In the past, SJPD and the Mayor's Gang Task Force have held emergency meetings to deal with spikes in gang violence, flooding neighborhoods with cops and gang intervention workers. No such meetings are planned after the death of Resendez. Police said they do not know if his was a gang-related homicide.
By comparison, Oakland has had 32 homicides so far this year, up 13; Sacramento has had 10, down one. San Francisco has had 20, but did not immediately have a comparison with last year.
Franklin Zimring, a law professor at University of California-Berkeley and an expert of crime statistics and trends, scoffed at drawing any hard conclusions based on such a comparatively small number over such a short period of time.

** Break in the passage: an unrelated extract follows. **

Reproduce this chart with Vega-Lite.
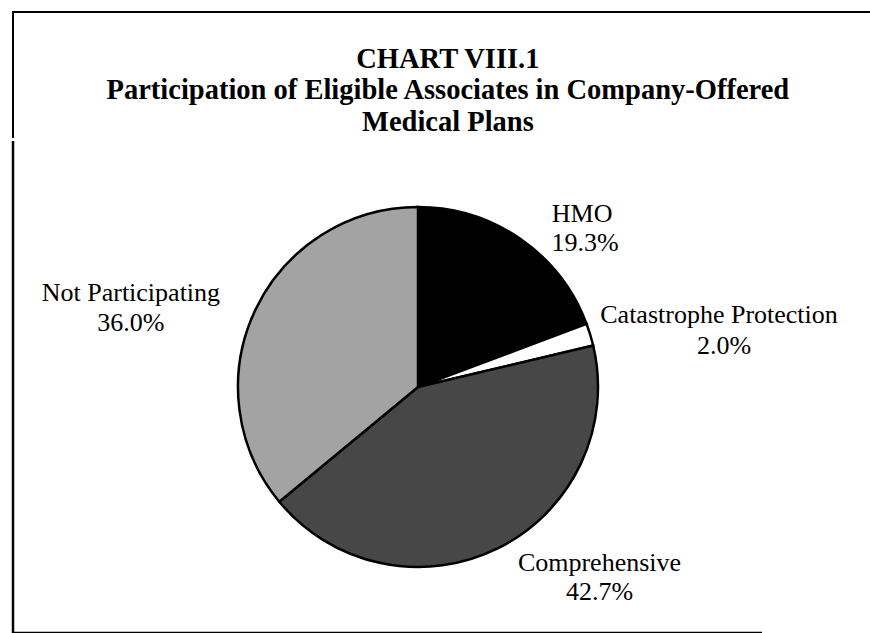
{
  "$schema": "https://vega.github.io/schema/vega-lite/v6.json",
  "padding": {"left": 11, "top": 11, "right": 0, "bottom": 0},
  "spacing": 0,
  "background": "white",
  "config": {"view": {"stroke": null}, "font": "Liberation Serif"},
  "title": {
    "text": ["CHART VIII.1", "Participation of Eligible Associates in Company-Offered", "Medical Plans"],
    "orient": "top",
    "anchor": "middle",
    "frame": "bounds",
    "offset": -125,
    "fontSize": 28.5,
    "fontWeight": "bold",
    "font": "Liberation Serif",
    "lineHeight": 31.5,
    "color": "black",
    "dx": 6
  },
  "datasets": {
    "plans": [
      {"cat": "HMO", "share": 0.193, "rank": 1},
      {"cat": "Catastrophe Protection", "share": 0.02, "rank": 2},
      {"cat": "Comprehensive", "share": 0.427, "rank": 3},
      {"cat": "Not Participating", "share": 0.36, "rank": 4}
    ]
  },
  "vconcat": [
    {
      "width": 858,
      "height": 126,
      "view": {"stroke": "black", "strokeWidth": 2, "strokeDash": [858, 984, 140, 0]},
      "data": {"values": []},
      "mark": "rule",
      "encoding": {}
    },
    {
      "width": 810,
      "height": 492,
      "view": {"stroke": "black", "strokeWidth": 2.5, "strokeDash": [0, 1363, 1300, 0]},
      "data": {"name": "plans"},
      "encoding": {
        "theta": {"field": "share", "type": "quantitative", "stack": true},
        "order": {"field": "rank", "type": "quantitative"}
      },
      "layer": [
        {
          "mark": {"type": "arc", "outerRadius": 180, "stroke": "black", "strokeWidth": 2.5},
          "encoding": {
            "color": {
              "field": "cat",
              "type": "nominal",
              "scale": {
                "domain": ["HMO", "Catastrophe Protection", "Comprehensive", "Not Participating"],
                "range": ["#000000", "#ffffff", "#474747", "#a3a3a3"]
              },
              "legend": null
            }
          }
        },
        {
          "mark": {
            "type": "text",
            "radius": 230,
            "align": "center",
            "baseline": "alphabetic",
            "fontSize": 26,
            "font": "Liberation Serif",
            "color": "black",
            "dx": {"expr": "datum.cat === 'HMO' ? 33 : datum.cat === 'Catastrophe Protection' ? 81 : datum.cat === 'Comprehensive' ? 79 : -79"},
            "dy": {"expr": "datum.cat === 'HMO' ? 24 : datum.cat === 'Catastrophe Protection' ? 3 : datum.cat === 'Comprehensive' ? -22 : 12"}
          },
          "encoding": {"text": {"field": "cat", "type": "nominal"}}
        },
        {
          "mark": {
            "type": "text",
            "radius": 230,
            "align": "center",
            "baseline": "alphabetic",
            "fontSize": 26,
            "font": "Liberation Serif",
            "color": "black",
            "dx": {"expr": "datum.cat === 'HMO' ? 36 : datum.cat === 'Catastrophe Protection' ? 86 : datum.cat === 'Comprehensive' ? 79 : -79"},
            "dy": {"expr": "datum.cat === 'HMO' ? 53 : datum.cat === 'Catastrophe Protection' ? 34 : datum.cat === 'Comprehensive' ? 7 : 42"}
          },
          "encoding": {"text": {"field": "share", "type": "quantitative", "format": ".1%"}}
        }
      ]
    }
  ]
}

"San Jose has an extremely low homicide rate - even this year - by Bay Area standards," Zimring said, "There are no indications in this small collection of cases that there has been any real trend."
Wes McBride, the executive director of the California Gang Investigators' Association, said he was asked Thursday in a conference in Las Vegas what was different in the state's gang landscape from 30 years ago.
Not a thing, McBride said he told them. Gang violence comes and goes in cycles.
"It'll never go away," McBride said. "Gang-related violence tends to be a problem-solving technique. They don't do sensitivity training. They kill the problem and they don't have a problem anymore."